IEDM keynote: cost scaling will swap architectural changes for area

By Chris Edwards |  No Comments  |  Posted: December 11, 2015
Topics/Categories: Blog - EDA  |  Tags: , , , , , , ,  | Organizations:

The keynote given by ARM senior principal research engineer Greg Yeric at IEDM 2015 highlighted the cost issues that face the semiconductor industry and the growing reality that future scaling relies on the ability to harness heterogeneous technologies in parallel.

Although the first 50 years of Moore’s Law “were, in retrospect, rather straightforward”, according to Yeric, the next ten still present opportunities for integration that can more or less follow the historical trend.

Yeric claimed the CMOS part of the industry is likely to follow a cost trend that lies between the two extremes of cost scaling stopping completely at 28nm and Moore’s Law continuing along a straight line. Instead, for 10 million unit volume and above, the cost per transistor will fall but more slowly.

At the 10 million volume level, the average drop may be just 10 per cent per generation from 28nm to 7nm. This is not good news for constant die-area scaling. Even at very high volume – 300 million or more – cost for a 1cm2 die could rise more than 20 per cent per node from 28nm down to 7nm. This is assuming that EUV will be delayed until after the introduction of 7nm but that the cost of multiple patterning will be less than today by the 7nm node because of throughput improvements and greater efficiencies in mask preparation.

Cost per transistor reduction scenario to 7nm (Source: ARM)

Image Cost per transistor reduction scenario to 7nm (Source: ARM)

The trends are not helped by problems further scaling SRAM. Even if the bit cell can be made physically smaller in principle, variation and parasitics make it difficult to reap the full benefits of the remaining area scaling. Increases in wire resistance will demand more metal layers as well as a reduction in the maximum length of the wires, making memory arrays less efficient.

Yeric argued that the increased cost of metal routing may encourage greater investment in MOL routing layers to improve routing flexibility around the transistors. He suggested that logic process developers might even borrow the buried wordline concept from DRAM. Design-technology co-optimization would provide a way of using the available structures more efficiently.

A further problem is energy consumption, which will result in an increasing proportion of the silicon having to remain ‘dark’ at any time. Because transistor scaling will not reduce power consumption much from now on, architectural changes will be needed to deliver the required energy savings.

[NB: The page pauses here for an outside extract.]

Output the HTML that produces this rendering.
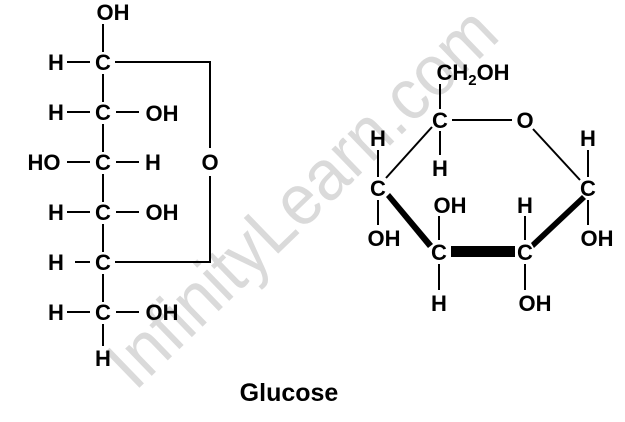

Changes in memory technology towards high-density, low-energy non-volatile memory and compute architectures that are more tightly coupled to memory – either by embedding processors inside memory arrays or close connections through 3DIC technologies may, Yeric argued, point a way to further integration without relying on pure transistor scaling. It would be, to a large extent, a return to Moore’s IEDM 1975 prediction that “design cleverness” would provide a significant proportion of technology scaling.